De plus en plus créatifs dans le fond comme dans la forme, les slogans ont tourné autour de la corruption, de « la déchéance » de la classe politique, ponctués d’une série de nouvelles revendications en faveur notamment de la chute « du pouvoir du secteur bancaire ». Pour Adib Nehmé, sociologue et chercheur, les revendications peuvent se résumer en une seule formule, à savoir la contestation de « l’État néo-patrimonial », un concept développé par le sociologue allemand Max Weber.
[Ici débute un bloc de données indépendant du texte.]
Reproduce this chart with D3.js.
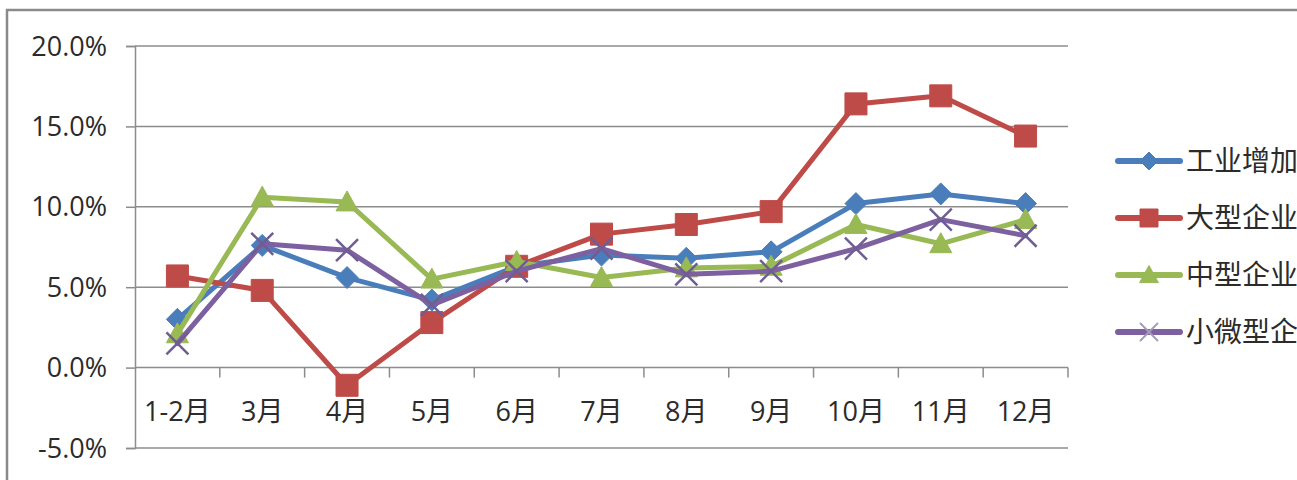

Ce terme, dit-il, résume à lui seul « tous les vices d’une République qui n’en est plus une : à savoir un État défini par la corruption, le clientélisme, le népotisme et l’inefficacité ».

Les partisans de Berry

Abou Nazih, la cinquantaine, a choisi de brandir une de ses nouvelles créations « artistiques » : un bonhomme à l’effigie de Nicolas Chammas, construit à l’aide de sacs poubelle, avec des « membres-tentacules » représentant la « dette publique », « les banques » et « la société Chanel » dont l’agence appartient à M. Chammas.

Il y avait aussi les professeurs d’université, les intellectuels et les familles, venues avec leurs enfants. Ce père de famille, qui affirme venir d’une classe aisée – il travaille dans le Golfe – a voulu marquer la circonstance avec toute sa famille. « Moi j’ai les moyens de les faire voyager et de quitter définitivement ce pays, mais c’est loin d’être notre souhait. Le Liban est notre pays et je veux que ma famille y reste », insiste Georges.

La trentaine, Sami, membre actif du collectif, se réjouit du caractère « inédit » de ce mouvement « rarement vu dans l’histoire du Liban », par-delà les critiques qui l’ont visé, notamment pour avoir trop diversifié ses revendications et ses slogans. « Il faut accepter l’idée que c’est un mouvement qui se cherche aussi et qui est né spontanément il y a quelques semaines seulement. Aujourd’hui, il affronte un pouvoir formé d’un réseau d’intérêts privés et de mafieux, et extrêmement organisé », souligne-t-il. Et de préconiser une certaine « indulgence à l’égard du mouvement dans le contexte actuel, en apportant des critiques constructives tout en s’engageant à l’amener à maturité », ajoute cet activiste.

Dans les rangs arrière des manifestants, circulent des informations sur un incident qui a eu lieu en tête du peloton, près du bâtiment d’an-Nahar. Agitant un poster sur lequel figuraient les portraits de Nabih Berry, Walid Joumblatt et Saad Hariri, qualifiés de « corrompus », de jeunes protestataires ont été attaqués, au couteau, disaient certains, par un groupe de partisans du président du Parlement, Nabih Berry, offusqués de voir leur leader « humilié » de la sorte. L’intervention des FSI mettra fin à ce premier incident, en arrêtant l’un des fauteurs de troubles.

Fait inédit lors de cette nouvelle déferlante populaire, le comportement, moins impétueux qu’à l’habitude, des forces de l’ordre qui ont fait montre d’une « bienveillance relative » à l’égard de la foule. Arrivés au niveau de la municipalité de Beyrouth, les jeunes protestataires ont tenté de briser le cordon sécuritaire, maintenu avec vigilance par les forces spéciales. Après avoir tenté de les repousser à plus d’une reprise, provoquant une bousculade au sein des frondeurs, les FSI ont fini par lâcher prise, ouvrant le passage quelques mètres de plus en direction du Parlement. Vraisemblablement, les forces de l’ordre voulaient éviter cette fois-ci tout affrontement avec les jeunes, tout en restant déterminés à maintenir l’ordre. Ils cherchaient également, semble-t-il, à réduire les cas d’évanouissement, plusieurs protestataires ayant été secourus par la Croix-Rouge après avoir manqué d’oxygène. Au total, tout de même : 14 blessés qui ont été transportés dans les hôpitaux du voisinage.